YOUR INSTRUCTIONS
Repeat every record below exactly, but leave out any pictures.

GIVEN DATA
+ + +
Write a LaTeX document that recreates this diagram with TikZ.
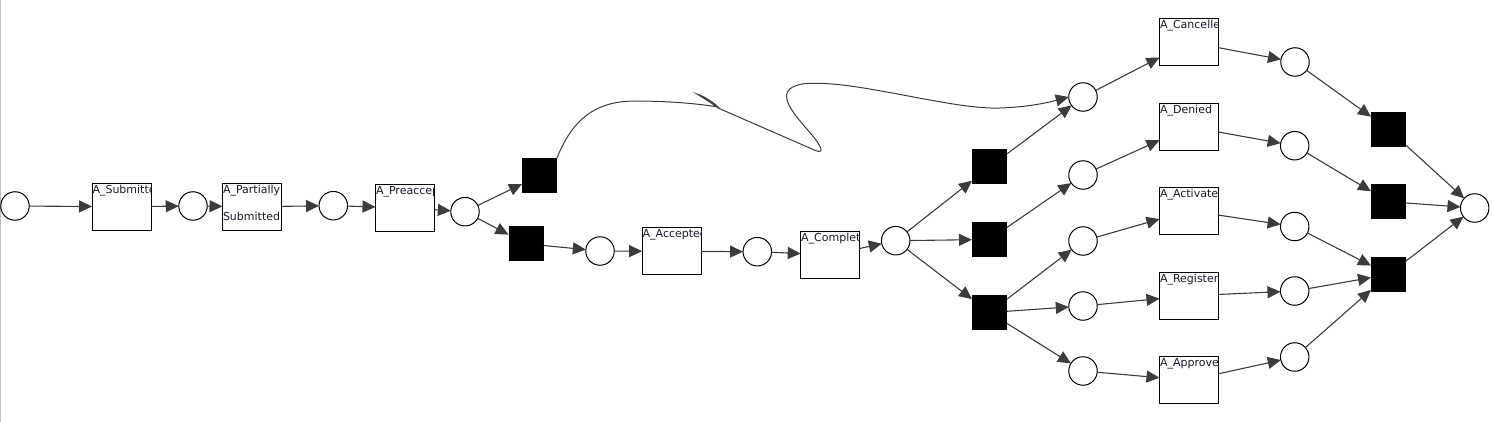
\documentclass[tikz,border=0pt]{standalone}
\usepackage{fontspec}
\setmainfont{DejaVu Sans}
\usetikzlibrary{arrows.meta}
\definecolor{arcgray}{HTML}{3C3C3C}
\definecolor{labelc}{HTML}{1A1A2A}
\newcommand\tlab[3]{%
  \begin{scope}
    \clip (#1.north west) rectangle (#1.south east);
    \node[lbl] at ([xshift=0.3pt,yshift=#3]#1.north west) {#2};
  \end{scope}}
\begin{document}
\begin{tikzpicture}[x=1pt,y=-1pt,
  place/.style={circle,draw=black,line width=1pt,minimum size=28.5pt,inner sep=0pt,outer sep=0pt,fill=white},
  trans/.style={rectangle,draw=black,line width=1pt,minimum width=59pt,minimum height=47pt,inner sep=0pt,outer sep=0pt,fill=white},
  silent/.style={rectangle,fill=black,minimum size=35pt,inner sep=0pt,outer sep=0pt},
  arc/.style={draw=arcgray,line width=1.1pt,-{Triangle[length=13pt,width=12pt]}},
  lbl/.style={font=\fontsize{11}{13}\selectfont,text=labelc,anchor=north west,inner sep=0pt}
]
\useasboundingbox (0,0) rectangle (1493,422);
\draw[gray!50,line width=1.2pt] (0.6,0) -- (0.6,422);

% places
\node[place] (p0) at (15,206) {};
\node[place] (p1) at (193,206) {};
\node[place] (p2) at (333.3,205.7) {};
\node[place] (p3) at (465,211.7) {};
\node[place] (p4) at (600,251) {};
\node[place] (p5) at (757.3,251.7) {};
\node[place] (p6) at (895.7,240.7) {};
\node[place] (pC) at (1083,97) {};
\node[place] (pD) at (1083,175) {};
\node[place] (pAct) at (1083,241) {};
\node[place] (pReg) at (1083,306) {};
\node[place] (pApp) at (1083,371) {};
\node[place] (qC) at (1295,62) {};
\node[place] (qD) at (1294.7,145.7) {};
\node[place] (qAct) at (1294.7,226.5) {};
\node[place] (qReg) at (1294.7,291) {};
\node[place] (qApp) at (1294.7,357) {};
\node[place] (pend) at (1474.7,208) {};

% visible transitions
\node[trans] (aSub) at (121.5,206.7) {};
\node[trans] (aPart) at (252,206.7) {};
\node[trans] (aPre) at (405,207.8) {};
\node[trans] (aAcc) at (671.7,251.3) {};
\node[trans] (aCom) at (830.2,254.8) {};
\node[trans] (aCan) at (1189,42.2) {};
\node[trans] (aDen) at (1189,126.8) {};
\node[trans] (aAct) at (1189,210.7) {};
\node[trans] (aReg) at (1189,295.8) {};
\node[trans] (aApp) at (1189,380.3) {};

\tlab{aSub}{A\_Submitted}{-1.5pt}
\tlab{aPart}{A\_Partially}{-1.5pt}
\node[lbl] (subLine) at ([xshift=0.3pt,yshift=-29pt]aPart.north west) {Submitted};
\tlab{aPre}{A\_Preaccepted}{-1.5pt}
\tlab{aAcc}{A\_Accepted}{-1.5pt}
\tlab{aCom}{A\_Complete}{-1.5pt}
\tlab{aCan}{A\_Cancelled}{-1.5pt}
\tlab{aDen}{A\_Denied}{-1.5pt}
\tlab{aAct}{A\_Activated}{-1.5pt}
\tlab{aReg}{A\_Registered}{-1.5pt}
\tlab{aApp}{A\_Approved}{-1.5pt}

% silent transitions
\node[silent] (t1) at (539.5,175.5) {};
\node[silent] (t2) at (526,243.8) {};
\node[silent] (t3) at (989.5,167) {};
\node[silent] (t4) at (989.5,239.5) {};
\node[silent] (t5) at (989.5,312.5) {};
\node[silent] (t6) at (1388.5,129.3) {};
\node[silent] (t7) at (1388.5,201.7) {};
\node[silent] (t8) at (1388.5,274.5) {};

% arcs
\draw[arc] (p0) -- (aSub);
\draw[arc] (aSub) -- (p1);
\draw[arc] (p1) -- (aPart);
\draw[arc] (aPart) -- (p2);
\draw[arc] (p2) -- (aPre);
\draw[arc] (aPre) -- (p3);
\draw[arc] (p3) -- (t1);
\draw[arc] (p3) -- (t2);
\draw[arc] (t2) -- (p4);
\draw[arc] (p4) -- (aAcc);
\draw[arc] (aAcc) -- (p5);
\draw[arc] (p5) -- (aCom);
\draw[arc] (aCom) -- (p6);
\draw[arc] (p6) -- (t3);
\draw[arc] (p6) -- (t4);
\draw[arc] (p6) -- (t5);
\draw[arc] (t3) -- (pC);
\draw[arc] (t4) -- (pD);
\draw[arc] (t5) -- (pAct);
\draw[arc] (t5) -- (pReg);
\draw[arc] (t5) -- (pApp);
\draw[arc] (pC) -- (aCan);
\draw[arc] (pD) -- (aDen);
\draw[arc] (pAct) -- (aAct);
\draw[arc] (pReg) -- (aReg);
\draw[arc] (pApp) -- (aApp);
\draw[arc] (aCan) -- (qC);
\draw[arc] (aDen) -- (qD);
\draw[arc] (aAct) -- (qAct);
\draw[arc] (aReg) -- (qReg);
\draw[arc] (aApp) -- (qApp);
\draw[arc] (qC) -- (t6);
\draw[arc] (qD) -- (t7);
\draw[arc] (qAct) -- (t8);
\draw[arc] (qReg) -- (t8);
\draw[arc] (qApp) -- (t8);
\draw[arc] (t6) -- (pend);
\draw[arc] (t7) -- (pend);
\draw[arc] (t8) -- (pend);

% the long wavy arc
\draw[arc,line width=1pt] (t1.north east)
  .. controls (572,120) and (595,101) .. (635,101)
  .. controls (670,101) and (700,104) .. (718,107)
  .. controls (712,101) and (703,96) .. (697,94)
  .. controls (705,99) and (713,104) .. (718,108)
  -- (812,149)
  .. controls (826,156) and (822,147) .. (812,135)
  .. controls (795,115) and (770,90) .. (802,84)
  .. controls (850,78) and (950,110) .. (1000,108)
  .. controls (1030,107) and (1050,102) .. (pC.west);
\end{tikzpicture}
\end{document}
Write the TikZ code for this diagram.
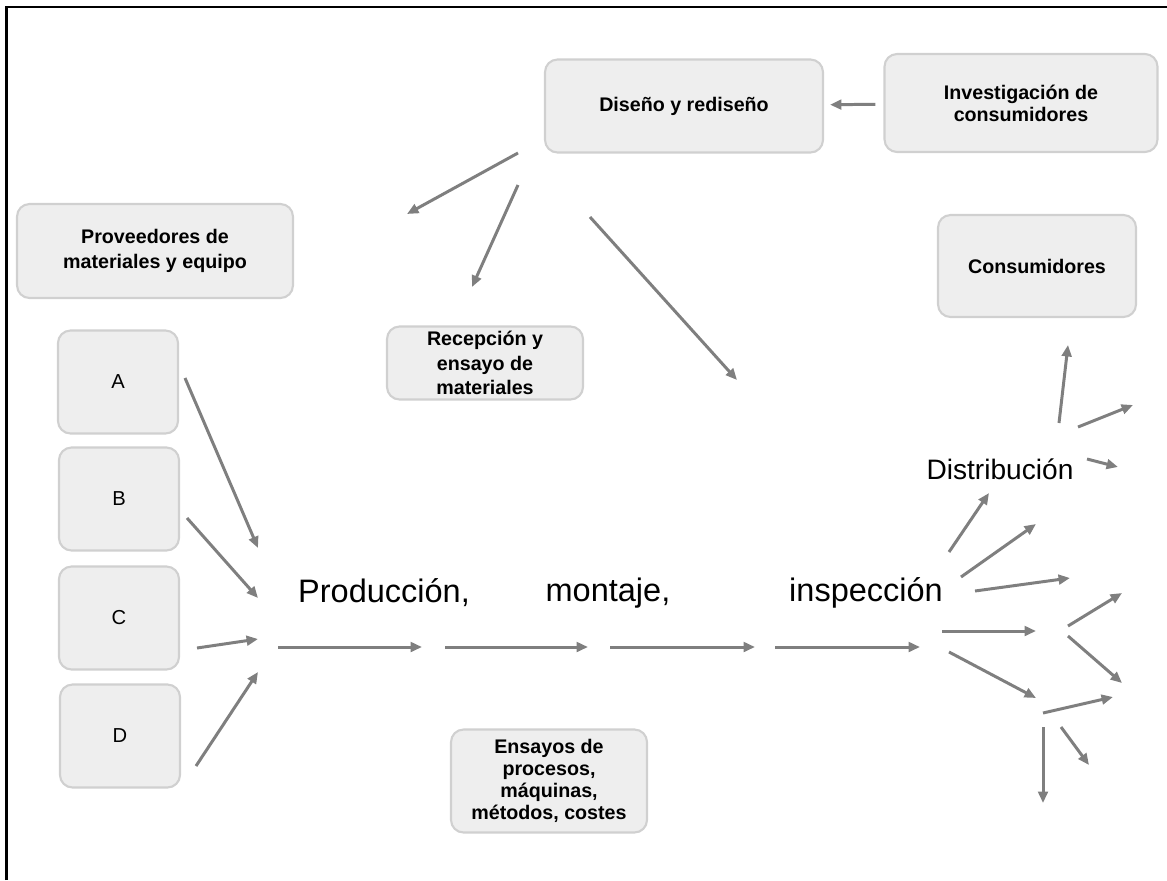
+ + +
TASK RESULT
Write a LaTeX document that recreates this diagram with TikZ.
\documentclass[tikz,border=0pt]{standalone}
\usepackage{fontspec}
\setmainfont{DejaVu Sans}
\usetikzlibrary{arrows.meta}
\definecolor{arcgray}{HTML}{3C3C3C}
\definecolor{labelc}{HTML}{1A1A2A}
\newcommand\tlab[3]{%
  \begin{scope}
    \clip (#1.north west) rectangle (#1.south east);
    \node[lbl] at ([xshift=0.3pt,yshift=#3]#1.north west) {#2};
  \end{scope}}
\begin{document}
\begin{tikzpicture}[x=1pt,y=-1pt,
  place/.style={circle,draw=black,line width=1pt,minimum size=28.5pt,inner sep=0pt,outer sep=0pt,fill=white},
  trans/.style={rectangle,draw=black,line width=1pt,minimum width=59pt,minimum height=47pt,inner sep=0pt,outer sep=0pt,fill=white},
  silent/.style={rectangle,fill=black,minimum size=35pt,inner sep=0pt,outer sep=0pt},
  arc/.style={draw=arcgray,line width=1.1pt,-{Triangle[length=13pt,width=12pt]}},
  lbl/.style={font=\fontsize{11}{13}\selectfont,text=labelc,anchor=north west,inner sep=0pt}
]
\useasboundingbox (0,0) rectangle (1493,422);
\draw[gray!50,line width=1.2pt] (0.6,0) -- (0.6,422);

% places
\node[place] (p0) at (15,206) {};
\node[place] (p1) at (193,206) {};
\node[place] (p2) at (333.3,205.7) {};
\node[place] (p3) at (465,211.7) {};
\node[place] (p4) at (600,251) {};
\node[place] (p5) at (757.3,251.7) {};
\node[place] (p6) at (895.7,240.7) {};
\node[place] (pC) at (1083,97) {};
\node[place] (pD) at (1083,175) {};
\node[place] (pAct) at (1083,241) {};
\node[place] (pReg) at (1083,306) {};
\node[place] (pApp) at (1083,371) {};
\node[place] (qC) at (1295,62) {};
\node[place] (qD) at (1294.7,145.7) {};
\node[place] (qAct) at (1294.7,226.5) {};
\node[place] (qReg) at (1294.7,291) {};
\node[place] (qApp) at (1294.7,357) {};
\node[place] (pend) at (1474.7,208) {};

% visible transitions
\node[trans] (aSub) at (121.5,206.7) {};
\node[trans] (aPart) at (252,206.7) {};
\node[trans] (aPre) at (405,207.8) {};
\node[trans] (aAcc) at (671.7,251.3) {};
\node[trans] (aCom) at (830.2,254.8) {};
\node[trans] (aCan) at (1189,42.2) {};
\node[trans] (aDen) at (1189,126.8) {};
\node[trans] (aAct) at (1189,210.7) {};
\node[trans] (aReg) at (1189,295.8) {};
\node[trans] (aApp) at (1189,380.3) {};

\tlab{aSub}{A\_Submitted}{-1.5pt}
\tlab{aPart}{A\_Partially}{-1.5pt}
\node[lbl] (subLine) at ([xshift=0.3pt,yshift=-29pt]aPart.north west) {Submitted};
\tlab{aPre}{A\_Preaccepted}{-1.5pt}
\tlab{aAcc}{A\_Accepted}{-1.5pt}
\tlab{aCom}{A\_Complete}{-1.5pt}
\tlab{aCan}{A\_Cancelled}{-1.5pt}
\tlab{aDen}{A\_Denied}{-1.5pt}
\tlab{aAct}{A\_Activated}{-1.5pt}
\tlab{aReg}{A\_Registered}{-1.5pt}
\tlab{aApp}{A\_Approved}{-1.5pt}

% silent transitions
\node[silent] (t1) at (539.5,175.5) {};
\node[silent] (t2) at (526,243.8) {};
\node[silent] (t3) at (989.5,167) {};
\node[silent] (t4) at (989.5,239.5) {};
\node[silent] (t5) at (989.5,312.5) {};
\node[silent] (t6) at (1388.5,129.3) {};
\node[silent] (t7) at (1388.5,201.7) {};
\node[silent] (t8) at (1388.5,274.5) {};

% arcs
\draw[arc] (p0) -- (aSub);
\draw[arc] (aSub) -- (p1);
\draw[arc] (p1) -- (aPart);
\draw[arc] (aPart) -- (p2);
\draw[arc] (p2) -- (aPre);
\draw[arc] (aPre) -- (p3);
\draw[arc] (p3) -- (t1);
\draw[arc] (p3) -- (t2);
\draw[arc] (t2) -- (p4);
\draw[arc] (p4) -- (aAcc);
\draw[arc] (aAcc) -- (p5);
\draw[arc] (p5) -- (aCom);
\draw[arc] (aCom) -- (p6);
\draw[arc] (p6) -- (t3);
\draw[arc] (p6) -- (t4);
\draw[arc] (p6) -- (t5);
\draw[arc] (t3) -- (pC);
\draw[arc] (t4) -- (pD);
\draw[arc] (t5) -- (pAct);
\draw[arc] (t5) -- (pReg);
\draw[arc] (t5) -- (pApp);
\draw[arc] (pC) -- (aCan);
\draw[arc] (pD) -- (aDen);
\draw[arc] (pAct) -- (aAct);
\draw[arc] (pReg) -- (aReg);
\draw[arc] (pApp) -- (aApp);
\draw[arc] (aCan) -- (qC);
\draw[arc] (aDen) -- (qD);
\draw[arc] (aAct) -- (qAct);
\draw[arc] (aReg) -- (qReg);
\draw[arc] (aApp) -- (qApp);
\draw[arc] (qC) -- (t6);
\draw[arc] (qD) -- (t7);
\draw[arc] (qAct) -- (t8);
\draw[arc] (qReg) -- (t8);
\draw[arc] (qApp) -- (t8);
\draw[arc] (t6) -- (pend);
\draw[arc] (t7) -- (pend);
\draw[arc] (t8) -- (pend);

% the long wavy arc
\draw[arc,line width=1pt] (t1.north east)
  .. controls (572,120) and (595,101) .. (635,101)
  .. controls (670,101) and (700,104) .. (718,107)
  .. controls (712,101) and (703,96) .. (697,94)
  .. controls (705,99) and (713,104) .. (718,108)
  -- (812,149)
  .. controls (826,156) and (822,147) .. (812,135)
  .. controls (795,115) and (770,90) .. (802,84)
  .. controls (850,78) and (950,110) .. (1000,108)
  .. controls (1030,107) and (1050,102) .. (pC.west);
\end{tikzpicture}
\end{document}
Write the TikZ code for this diagram.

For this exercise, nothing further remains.